Who figured out how to cook beans the first time?

Another very common primitive cooking method is to wrap the food in green leaves and bury it with coals or place it in the hot ashes of the fire. While you couldn’t boil water this way, you can put a variety of vegetables and/or proteins in with the grains, which will then absorb the liquid the other elements release during cooking.

My sense is that this would have been the first method. A hunter/gather lifestyle would naturally produce a daily mix of small animals and vegetable matter (including beans and grains) which would be yummiest and easiest to digest if cooked together.

But obviously, all of these cooking styles would have developed in parallel by different groups, as well being shared among trading partners. Given that our first “technology” was stone based, I’m betting the first pots were just soft stones with a depression chiseled into them by harder stones. But it might have evolved differently in an area with good clay soil and hard woods.

Never underestimate what our forebears could do with stone. They were just as smart as we are, and many of their methods have been lost to time. We look at much of what they built and can’t figure out how they did it.

In California, which had neither any metallurgy nor ceramics, water was boiled in water-tight baskets (their basket weaving techniques are unsurpassable) by adding heated rocks. That’s how they cooked their acorn mush.

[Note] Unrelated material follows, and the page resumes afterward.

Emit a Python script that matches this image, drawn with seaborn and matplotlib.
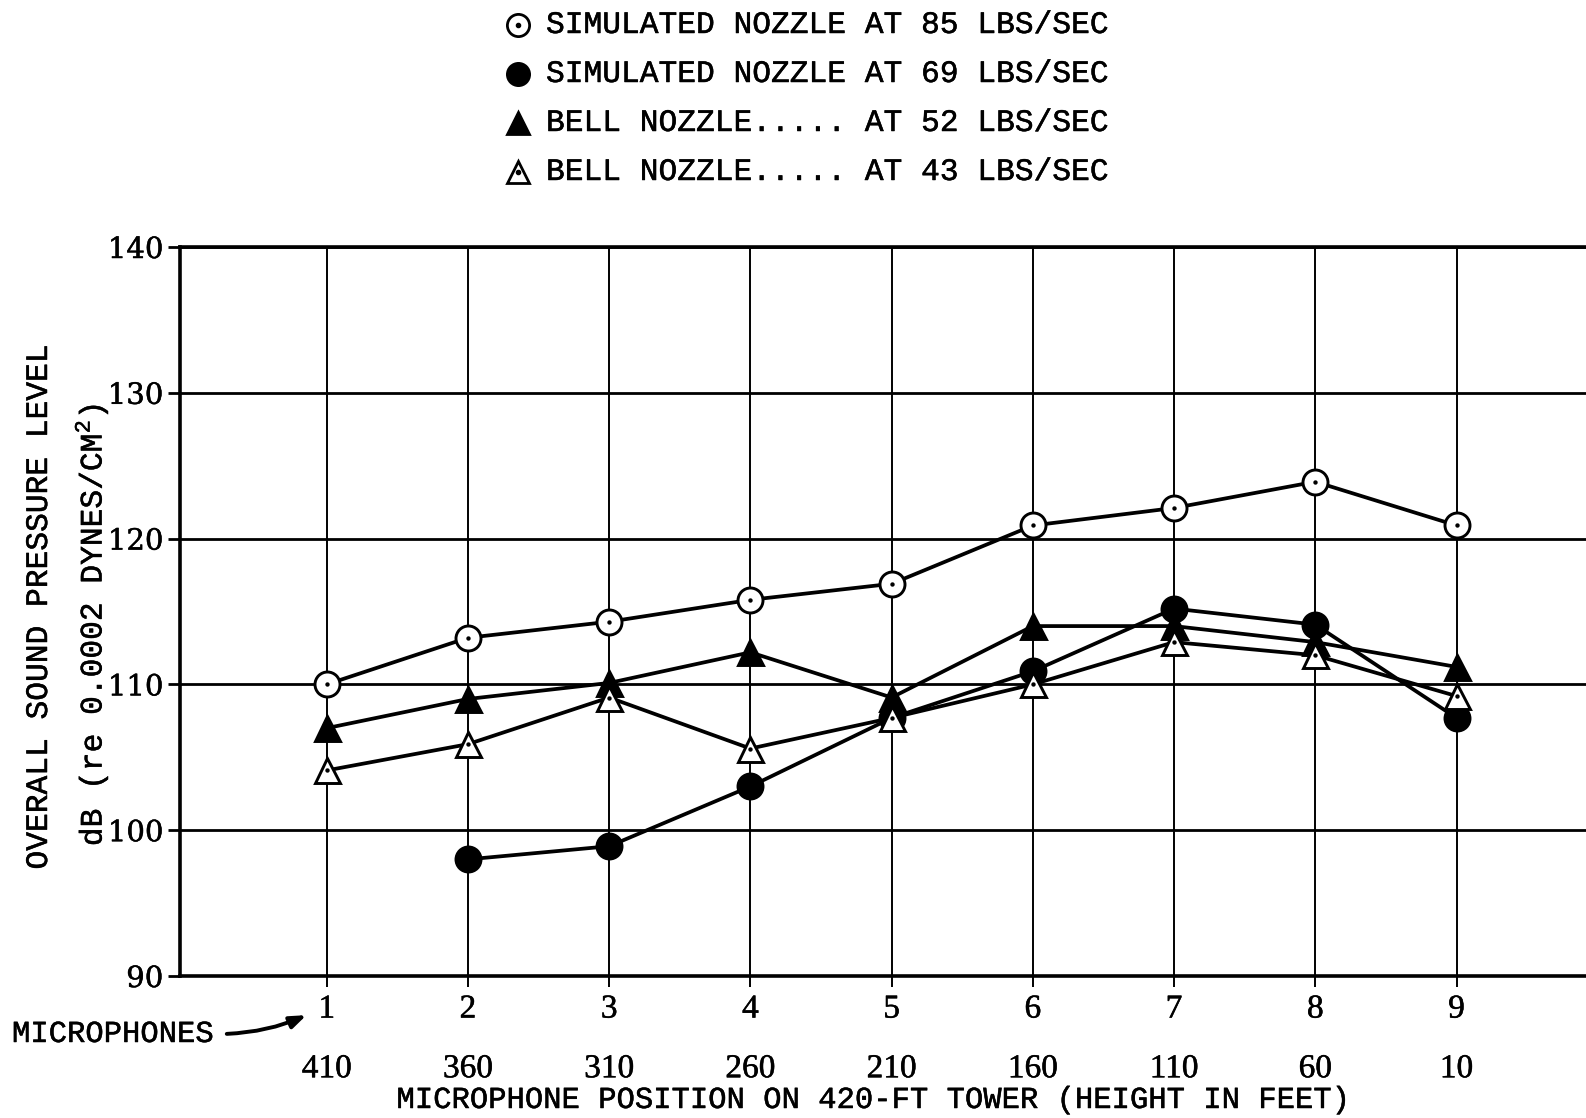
import numpy as np
import pandas as pd
import matplotlib
matplotlib.use("Agg")
import matplotlib.pyplot as plt
import matplotlib.patheffects as pe
import seaborn as sns
from matplotlib.lines import Line2D

# ---- data ----
microphones = [1, 2, 3, 4, 5, 6, 7, 8, 9]
heights = [410, 360, 310, 260, 210, 160, 110, 60, 10]
sim85 = [110.0, 113.2, 114.3, 115.8, 116.9, 120.9, 122.1, 123.9, 120.9]
sim69 = [np.nan, 98.0, 98.9, 103.0, 107.7, 110.9, 115.2, 114.1, 107.7]
bell52 = [107.0, 109.0, 110.1, 112.2, 109.1, 114.0, 114.0, 112.9, 111.2]
bell43 = [104.1, 105.9, 109.1, 105.6, 107.7, 110.0, 112.9, 112.0, 109.2]
series_labels = [
    "SIMULATED NOZZLE AT 85 LBS/SEC",
    "SIMULATED NOZZLE AT 69 LBS/SEC",
    "BELL NOZZLE..... AT 52 LBS/SEC",
    "BELL NOZZLE..... AT 43 LBS/SEC",
]
y_ticks = [90, 100, 110, 120, 130, 140]

sns.set_theme(style="white")
plt.rcParams["font.family"] = ["Liberation Mono", "DejaVu Sans"]
plt.rcParams["mathtext.fontset"] = "custom"
plt.rcParams["mathtext.rm"] = "Liberation Mono"

thick = [pe.withStroke(linewidth=0.35, foreground="black")]

W, H = 1586, 1118
fig = plt.figure(figsize=(W / 100, H / 100), dpi=100)
fig.patch.set_facecolor("white")

ax_left, ax_top_px, ax_bot_px = 180 / W, 247, 976
ax = fig.add_axes([ax_left, 1 - ax_bot_px / H, 1 - ax_left, (ax_bot_px - ax_top_px) / H])
ax.set_facecolor("white")

styles = [
    dict(marker="o", markersize=18, markerfacecolor="white", dot=True),
    dict(marker="o", markersize=18, markerfacecolor="black", dot=False),
    dict(marker="^", markersize=18, markerfacecolor="black", dot=False),
    dict(marker="^", markersize=18, markerfacecolor="white", dot=True),
]
all_series = [sim85, sim69, bell52, bell43]

for vals, st in zip(all_series, styles):
    df = pd.DataFrame({"mic": microphones, "spl": vals}).dropna()
    sns.lineplot(
        data=df, x="mic", y="spl", ax=ax, color="black", linewidth=2.7,
        marker=st["marker"], markersize=st["markersize"],
        markerfacecolor=st["markerfacecolor"], markeredgecolor="black",
        markeredgewidth=2.1, errorbar=None, zorder=3,
    )
    if st["dot"]:
        sns.scatterplot(data=df, x="mic", y="spl", ax=ax, color="black",
                        s=10, linewidth=0, zorder=5)

ax.set_xlim(-0.039, 9.917)
ax.set_ylim(90, 140)
ax.set_xticks(microphones)
ax.set_xticklabels([str(m) for m in microphones], fontfamily="Liberation Serif", fontsize=24)
ax.set_yticks(y_ticks)
ax.set_yticklabels([str(v) for v in y_ticks], fontfamily="DejaVu Serif", fontsize=21)
for t in ax.get_xticklabels() + ax.get_yticklabels():
    t.set_path_effects(thick)
ax.set_xlabel("")
ax.set_ylabel("")

ax.set_axisbelow(True)
ax.xaxis.grid(True, color="black", linewidth=1.4)
ax.yaxis.grid(True, color="black", linewidth=2.0)

for side in ["left", "bottom", "top"]:
    ax.spines[side].set_visible(True)
    ax.spines[side].set_color("black")
    ax.spines[side].set_linewidth(2.6)
ax.spines["right"].set_visible(False)

ax.tick_params(axis="x", direction="out", length=8, width=1.4, color="black", pad=5, labelcolor="black")
ax.tick_params(axis="y", direction="out", length=9, width=2.0, color="black", pad=3, labelcolor="black")
ax.tick_params(bottom=True, left=True)

# second row of x labels: heights
for m, h in zip(microphones, heights):
    ax.text(m, -(1069 - 976) / (976 - 247), str(h), transform=ax.get_xaxis_transform(),
            ha="center", va="center", fontfamily="Liberation Serif", fontsize=24,
            color="black", path_effects=thick)

fig.text(871 / W, 1 - 1100 / H, "MICROPHONE POSITION ON 420-FT TOWER (HEIGHT IN FEET)",
         ha="center", va="center", fontsize=22, color="black", path_effects=thick)

# y label (two lines)
fig.text(39 / W, 1 - 607 / H, "OVERALL SOUND PRESSURE LEVEL", rotation=90,
         ha="center", va="center", fontsize=22.5, color="black", path_effects=thick)
fig.text(92 / W, 1 - 625 / H, r"dB (re 0.0002 DYNES/CM$^2$)", rotation=90,
         ha="center", va="center", fontsize=22.5, color="black", path_effects=thick)

# MICROPHONES annotation
fig.text(12 / W, 1 - 1034 / H, "MICROPHONES", ha="left", va="center", fontsize=22,
         color="black", path_effects=thick)
ax.annotate("", xy=(309 / W, 1 - 1014 / H), xycoords="figure fraction",
            xytext=(224 / W, 1 - 1034 / H), textcoords="figure fraction",
            arrowprops=dict(arrowstyle="-|>,head_length=0.8,head_width=0.3", color="black",
                            lw=2.8, connectionstyle="arc3,rad=0.1"))

# legend at top
leg_rows = [25, 74, 123, 172]
for lab, st, yp in zip(series_labels, styles, leg_rows):
    yf = 1 - yp / H
    fig.add_artist(Line2D([518 / W], [yf], transform=fig.transFigure, marker=st["marker"],
                          markersize=16, markerfacecolor=st["markerfacecolor"],
                          markeredgecolor="black", markeredgewidth=2.0, linestyle="none"))
    if st["dot"]:
        fig.add_artist(Line2D([518 / W], [yf], transform=fig.transFigure, marker="o",
                              markersize=3, color="black", linestyle="none"))
    fig.text(546 / W, yf, lab, ha="left", va="center", fontsize=22.5, color="black",
             path_effects=thick)

fig.savefig("out.png", dpi=100, facecolor="white")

This isn’t strictly accurate. Both at the Southern and Northwestern extremes, ceramic-using cultures existed - the Owens Valley Brown Ware of the Paiute, for example, or the ceramics of the San Diego Kumeyaay.

Sorry, too broad a brush. California is a long state. The desert peoples partook of cultures farther east and south, and the Northwest tribes started merging into the cultures of the Pacific NW, of course. The point I was trying to make is that cultures with almost no resemblance, technologically speaking, to those of Europe, managed to cook food perfectly well without any of what we think of as necessary objects.

I grew up in Sierra Leone, West Africa. When we went into native villages, we would see young women pounding something (and often chanting to keep the rhythm) in what amounted to a large wooden mortar and pestle. The ‘mortar’ was a hollowed-out log, maybe a foot or more in diameter and the ‘pestle’, was another log. It looked like hard work.

All kinds of grain were pounded in this way and used to make a king of porridge which was their staple food. Meat might be added if it was available. Rice was de-husked by beating it on a mat and fanning to blow the lighter husks away.

Haven’t read the whole thread, but wouldn’t it make sense that the first way humans “cooked” beans was by just sprouting them? Keep the beans wet for a few days, wait for them to split open and for yummy soft edible bits to emerge by themselves?

Hadn’t thought of that, but yes, it’s a definite possibility. It’s also a method that could have easily happened by accident.